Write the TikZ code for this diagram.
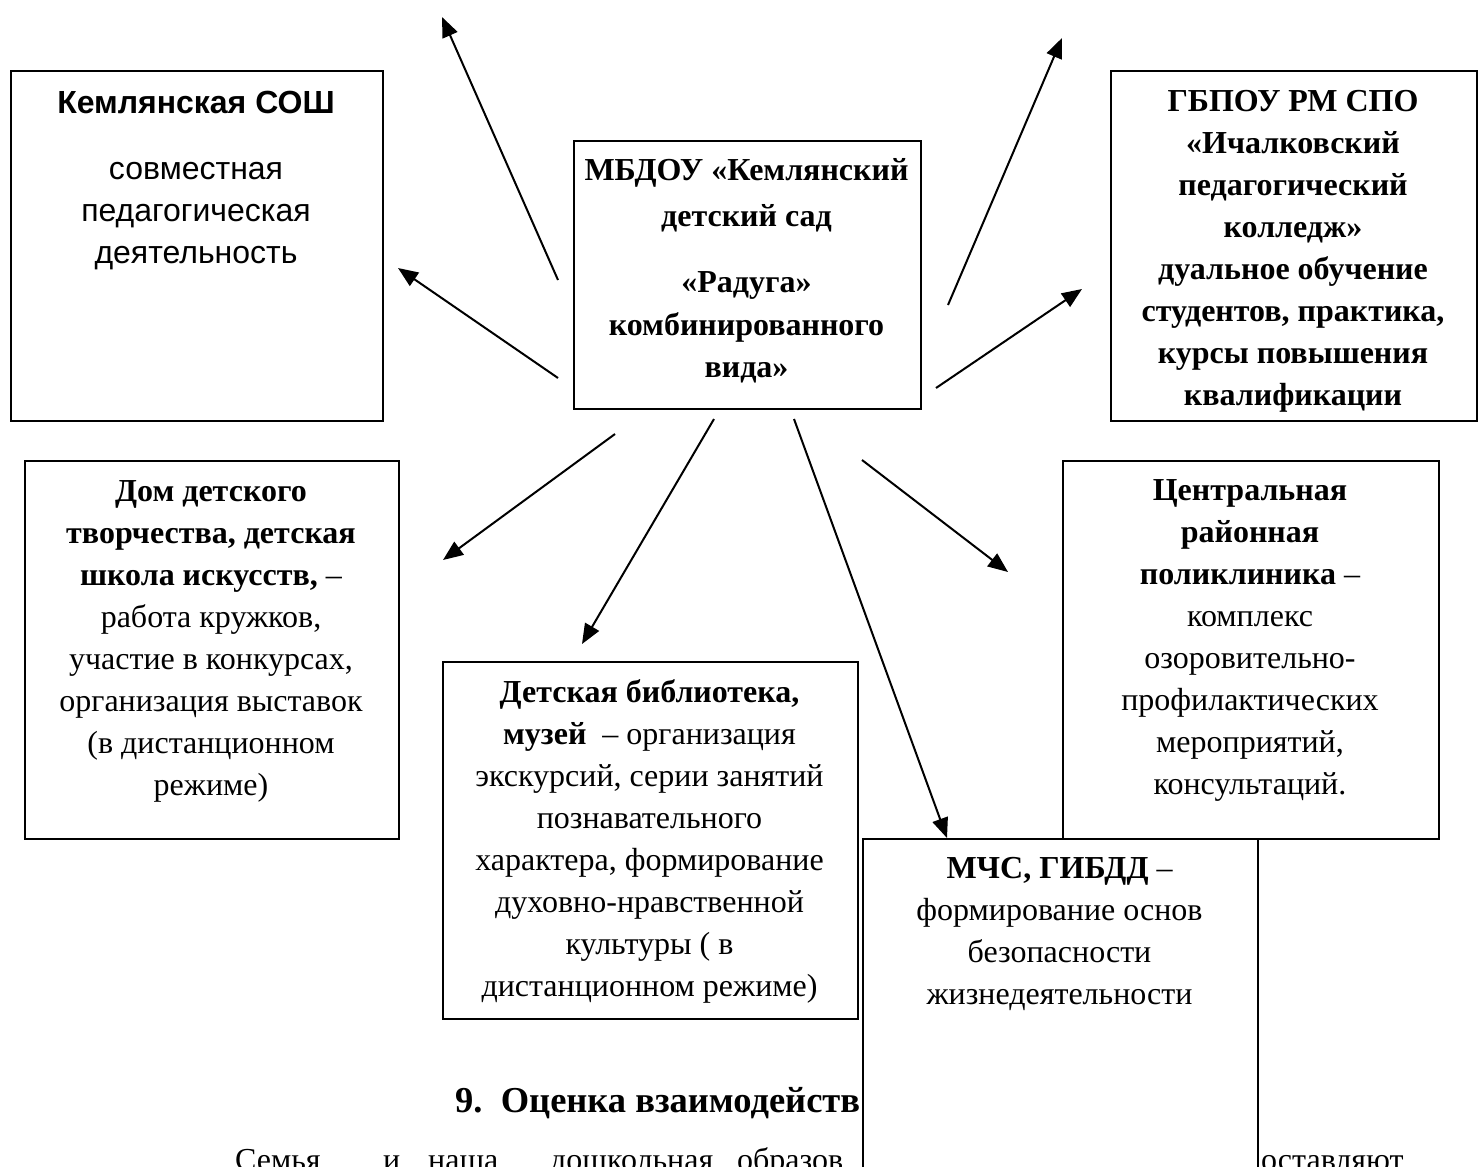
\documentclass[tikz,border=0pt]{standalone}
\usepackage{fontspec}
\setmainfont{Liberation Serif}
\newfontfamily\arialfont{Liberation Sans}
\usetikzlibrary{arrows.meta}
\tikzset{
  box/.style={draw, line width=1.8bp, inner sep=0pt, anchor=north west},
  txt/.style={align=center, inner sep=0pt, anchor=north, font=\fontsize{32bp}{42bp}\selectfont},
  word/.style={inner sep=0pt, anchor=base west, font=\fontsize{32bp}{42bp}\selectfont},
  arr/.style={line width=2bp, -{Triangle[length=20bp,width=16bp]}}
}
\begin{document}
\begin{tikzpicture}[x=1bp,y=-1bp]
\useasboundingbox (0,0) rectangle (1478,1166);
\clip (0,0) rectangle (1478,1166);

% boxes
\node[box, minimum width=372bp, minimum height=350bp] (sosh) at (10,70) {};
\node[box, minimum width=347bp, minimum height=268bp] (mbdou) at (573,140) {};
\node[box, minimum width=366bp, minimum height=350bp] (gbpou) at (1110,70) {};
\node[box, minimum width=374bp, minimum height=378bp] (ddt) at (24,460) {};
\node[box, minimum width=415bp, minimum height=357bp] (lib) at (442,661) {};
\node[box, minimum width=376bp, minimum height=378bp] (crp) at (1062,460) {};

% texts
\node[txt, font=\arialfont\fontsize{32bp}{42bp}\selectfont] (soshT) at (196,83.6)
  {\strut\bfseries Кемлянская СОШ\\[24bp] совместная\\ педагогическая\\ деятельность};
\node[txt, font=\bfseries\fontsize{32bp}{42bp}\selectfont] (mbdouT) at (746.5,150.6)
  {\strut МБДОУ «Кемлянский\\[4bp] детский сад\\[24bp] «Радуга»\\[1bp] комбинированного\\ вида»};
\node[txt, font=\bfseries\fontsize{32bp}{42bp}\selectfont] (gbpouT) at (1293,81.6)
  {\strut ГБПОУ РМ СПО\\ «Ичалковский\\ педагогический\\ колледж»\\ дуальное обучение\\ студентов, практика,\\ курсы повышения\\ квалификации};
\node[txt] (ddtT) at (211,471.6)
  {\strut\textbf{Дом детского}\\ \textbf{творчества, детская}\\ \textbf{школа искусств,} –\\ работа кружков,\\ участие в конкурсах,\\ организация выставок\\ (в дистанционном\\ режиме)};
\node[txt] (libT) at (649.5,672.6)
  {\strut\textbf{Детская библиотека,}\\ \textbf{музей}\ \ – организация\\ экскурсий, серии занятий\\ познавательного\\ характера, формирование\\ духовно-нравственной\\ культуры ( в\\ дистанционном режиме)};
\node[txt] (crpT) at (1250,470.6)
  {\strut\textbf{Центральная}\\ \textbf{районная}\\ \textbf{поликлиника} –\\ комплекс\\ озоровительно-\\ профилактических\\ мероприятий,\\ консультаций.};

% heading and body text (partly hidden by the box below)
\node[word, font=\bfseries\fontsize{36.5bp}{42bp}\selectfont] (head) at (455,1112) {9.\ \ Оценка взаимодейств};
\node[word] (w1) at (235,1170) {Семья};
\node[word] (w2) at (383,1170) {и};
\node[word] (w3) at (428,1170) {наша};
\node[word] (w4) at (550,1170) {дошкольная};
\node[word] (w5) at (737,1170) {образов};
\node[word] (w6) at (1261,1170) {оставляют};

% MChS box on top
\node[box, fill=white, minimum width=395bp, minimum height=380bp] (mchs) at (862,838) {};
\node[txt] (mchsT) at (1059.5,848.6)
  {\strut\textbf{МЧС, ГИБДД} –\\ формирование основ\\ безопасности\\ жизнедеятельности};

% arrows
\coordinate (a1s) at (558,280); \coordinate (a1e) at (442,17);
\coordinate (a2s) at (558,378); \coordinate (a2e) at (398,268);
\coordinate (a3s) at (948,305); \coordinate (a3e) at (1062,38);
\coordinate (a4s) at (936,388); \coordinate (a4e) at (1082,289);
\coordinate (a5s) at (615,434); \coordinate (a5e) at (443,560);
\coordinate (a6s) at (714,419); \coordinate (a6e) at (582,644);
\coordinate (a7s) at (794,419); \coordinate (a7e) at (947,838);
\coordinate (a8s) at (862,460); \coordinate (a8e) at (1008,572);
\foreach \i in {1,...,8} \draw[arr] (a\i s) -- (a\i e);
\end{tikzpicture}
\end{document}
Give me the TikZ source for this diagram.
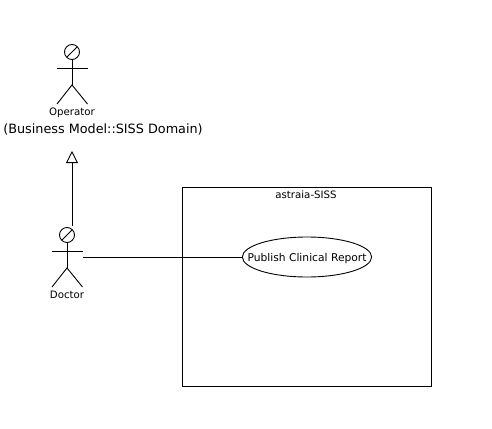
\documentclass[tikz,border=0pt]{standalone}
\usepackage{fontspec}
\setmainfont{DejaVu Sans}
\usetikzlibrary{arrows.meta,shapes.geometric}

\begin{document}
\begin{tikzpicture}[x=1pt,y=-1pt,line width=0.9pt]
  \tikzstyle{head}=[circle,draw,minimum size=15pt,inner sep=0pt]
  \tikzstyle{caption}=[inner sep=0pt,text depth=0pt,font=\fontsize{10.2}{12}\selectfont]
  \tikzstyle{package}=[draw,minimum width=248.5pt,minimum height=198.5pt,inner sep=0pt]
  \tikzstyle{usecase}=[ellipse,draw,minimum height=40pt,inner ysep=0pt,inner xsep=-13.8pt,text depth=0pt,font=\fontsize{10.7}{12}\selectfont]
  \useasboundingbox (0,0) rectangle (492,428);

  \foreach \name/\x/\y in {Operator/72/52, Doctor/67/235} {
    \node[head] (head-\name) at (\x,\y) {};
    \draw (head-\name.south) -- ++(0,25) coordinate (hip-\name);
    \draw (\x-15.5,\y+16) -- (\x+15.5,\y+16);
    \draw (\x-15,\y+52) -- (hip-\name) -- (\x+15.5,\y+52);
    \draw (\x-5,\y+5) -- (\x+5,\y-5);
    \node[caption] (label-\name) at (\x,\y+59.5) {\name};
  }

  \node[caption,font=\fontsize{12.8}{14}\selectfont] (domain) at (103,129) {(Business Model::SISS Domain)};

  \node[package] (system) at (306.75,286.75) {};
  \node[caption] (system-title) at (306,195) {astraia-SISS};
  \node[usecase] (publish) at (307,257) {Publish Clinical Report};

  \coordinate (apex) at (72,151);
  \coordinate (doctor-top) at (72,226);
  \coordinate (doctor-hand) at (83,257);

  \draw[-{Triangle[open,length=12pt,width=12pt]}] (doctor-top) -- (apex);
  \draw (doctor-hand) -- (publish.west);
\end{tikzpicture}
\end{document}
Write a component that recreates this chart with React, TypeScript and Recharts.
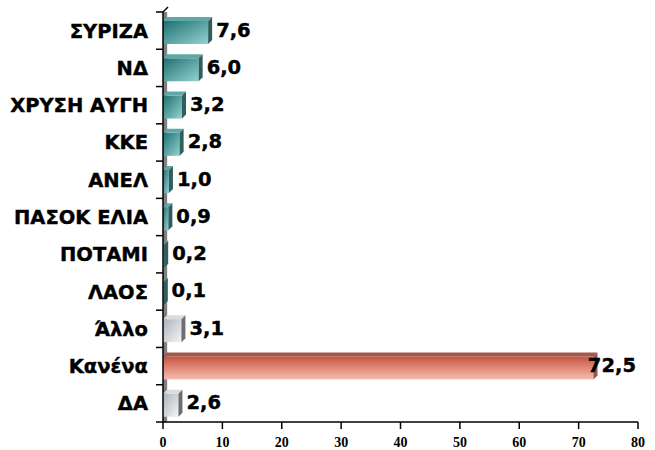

---------------

→ What the task asks:
Restate the records above in full, word for word. Keep pictures out.

→ Result:
Write the TikZ code for this diagram.
\documentclass[tikz,border=0pt]{standalone}
\usepackage{fontspec}
\setmainfont{Liberation Serif}
\newfontfamily\arialfont{Liberation Sans}
\usetikzlibrary{arrows.meta}
\tikzset{
  box/.style={draw, line width=1.8bp, inner sep=0pt, anchor=north west},
  txt/.style={align=center, inner sep=0pt, anchor=north, font=\fontsize{32bp}{42bp}\selectfont},
  word/.style={inner sep=0pt, anchor=base west, font=\fontsize{32bp}{42bp}\selectfont},
  arr/.style={line width=2bp, -{Triangle[length=20bp,width=16bp]}}
}
\begin{document}
\begin{tikzpicture}[x=1bp,y=-1bp]
\useasboundingbox (0,0) rectangle (1478,1166);
\clip (0,0) rectangle (1478,1166);

% boxes
\node[box, minimum width=372bp, minimum height=350bp] (sosh) at (10,70) {};
\node[box, minimum width=347bp, minimum height=268bp] (mbdou) at (573,140) {};
\node[box, minimum width=366bp, minimum height=350bp] (gbpou) at (1110,70) {};
\node[box, minimum width=374bp, minimum height=378bp] (ddt) at (24,460) {};
\node[box, minimum width=415bp, minimum height=357bp] (lib) at (442,661) {};
\node[box, minimum width=376bp, minimum height=378bp] (crp) at (1062,460) {};

% texts
\node[txt, font=\arialfont\fontsize{32bp}{42bp}\selectfont] (soshT) at (196,83.6)
  {\strut\bfseries Кемлянская СОШ\\[24bp] совместная\\ педагогическая\\ деятельность};
\node[txt, font=\bfseries\fontsize{32bp}{42bp}\selectfont] (mbdouT) at (746.5,150.6)
  {\strut МБДОУ «Кемлянский\\[4bp] детский сад\\[24bp] «Радуга»\\[1bp] комбинированного\\ вида»};
\node[txt, font=\bfseries\fontsize{32bp}{42bp}\selectfont] (gbpouT) at (1293,81.6)
  {\strut ГБПОУ РМ СПО\\ «Ичалковский\\ педагогический\\ колледж»\\ дуальное обучение\\ студентов, практика,\\ курсы повышения\\ квалификации};
\node[txt] (ddtT) at (211,471.6)
  {\strut\textbf{Дом детского}\\ \textbf{творчества, детская}\\ \textbf{школа искусств,} –\\ работа кружков,\\ участие в конкурсах,\\ организация выставок\\ (в дистанционном\\ режиме)};
\node[txt] (libT) at (649.5,672.6)
  {\strut\textbf{Детская библиотека,}\\ \textbf{музей}\ \ – организация\\ экскурсий, серии занятий\\ познавательного\\ характера, формирование\\ духовно-нравственной\\ культуры ( в\\ дистанционном режиме)};
\node[txt] (crpT) at (1250,470.6)
  {\strut\textbf{Центральная}\\ \textbf{районная}\\ \textbf{поликлиника} –\\ комплекс\\ озоровительно-\\ профилактических\\ мероприятий,\\ консультаций.};

% heading and body text (partly hidden by the box below)
\node[word, font=\bfseries\fontsize{36.5bp}{42bp}\selectfont] (head) at (455,1112) {9.\ \ Оценка взаимодейств};
\node[word] (w1) at (235,1170) {Семья};
\node[word] (w2) at (383,1170) {и};
\node[word] (w3) at (428,1170) {наша};
\node[word] (w4) at (550,1170) {дошкольная};
\node[word] (w5) at (737,1170) {образов};
\node[word] (w6) at (1261,1170) {оставляют};

% MChS box on top
\node[box, fill=white, minimum width=395bp, minimum height=380bp] (mchs) at (862,838) {};
\node[txt] (mchsT) at (1059.5,848.6)
  {\strut\textbf{МЧС, ГИБДД} –\\ формирование основ\\ безопасности\\ жизнедеятельности};

% arrows
\coordinate (a1s) at (558,280); \coordinate (a1e) at (442,17);
\coordinate (a2s) at (558,378); \coordinate (a2e) at (398,268);
\coordinate (a3s) at (948,305); \coordinate (a3e) at (1062,38);
\coordinate (a4s) at (936,388); \coordinate (a4e) at (1082,289);
\coordinate (a5s) at (615,434); \coordinate (a5e) at (443,560);
\coordinate (a6s) at (714,419); \coordinate (a6e) at (582,644);
\coordinate (a7s) at (794,419); \coordinate (a7e) at (947,838);
\coordinate (a8s) at (862,460); \coordinate (a8e) at (1008,572);
\foreach \i in {1,...,8} \draw[arr] (a\i s) -- (a\i e);
\end{tikzpicture}
\end{document}
Give me the TikZ source for this diagram.
\documentclass[tikz,border=0pt]{standalone}
\usepackage{fontspec}
\setmainfont{DejaVu Sans}
\usetikzlibrary{arrows.meta,shapes.geometric}

\begin{document}
\begin{tikzpicture}[x=1pt,y=-1pt,line width=0.9pt]
  \tikzstyle{head}=[circle,draw,minimum size=15pt,inner sep=0pt]
  \tikzstyle{caption}=[inner sep=0pt,text depth=0pt,font=\fontsize{10.2}{12}\selectfont]
  \tikzstyle{package}=[draw,minimum width=248.5pt,minimum height=198.5pt,inner sep=0pt]
  \tikzstyle{usecase}=[ellipse,draw,minimum height=40pt,inner ysep=0pt,inner xsep=-13.8pt,text depth=0pt,font=\fontsize{10.7}{12}\selectfont]
  \useasboundingbox (0,0) rectangle (492,428);

  \foreach \name/\x/\y in {Operator/72/52, Doctor/67/235} {
    \node[head] (head-\name) at (\x,\y) {};
    \draw (head-\name.south) -- ++(0,25) coordinate (hip-\name);
    \draw (\x-15.5,\y+16) -- (\x+15.5,\y+16);
    \draw (\x-15,\y+52) -- (hip-\name) -- (\x+15.5,\y+52);
    \draw (\x-5,\y+5) -- (\x+5,\y-5);
    \node[caption] (label-\name) at (\x,\y+59.5) {\name};
  }

  \node[caption,font=\fontsize{12.8}{14}\selectfont] (domain) at (103,129) {(Business Model::SISS Domain)};

  \node[package] (system) at (306.75,286.75) {};
  \node[caption] (system-title) at (306,195) {astraia-SISS};
  \node[usecase] (publish) at (307,257) {Publish Clinical Report};

  \coordinate (apex) at (72,151);
  \coordinate (doctor-top) at (72,226);
  \coordinate (doctor-hand) at (83,257);

  \draw[-{Triangle[open,length=12pt,width=12pt]}] (doctor-top) -- (apex);
  \draw (doctor-hand) -- (publish.west);
\end{tikzpicture}
\end{document}
Write a component that recreates this chart with React, TypeScript and Recharts.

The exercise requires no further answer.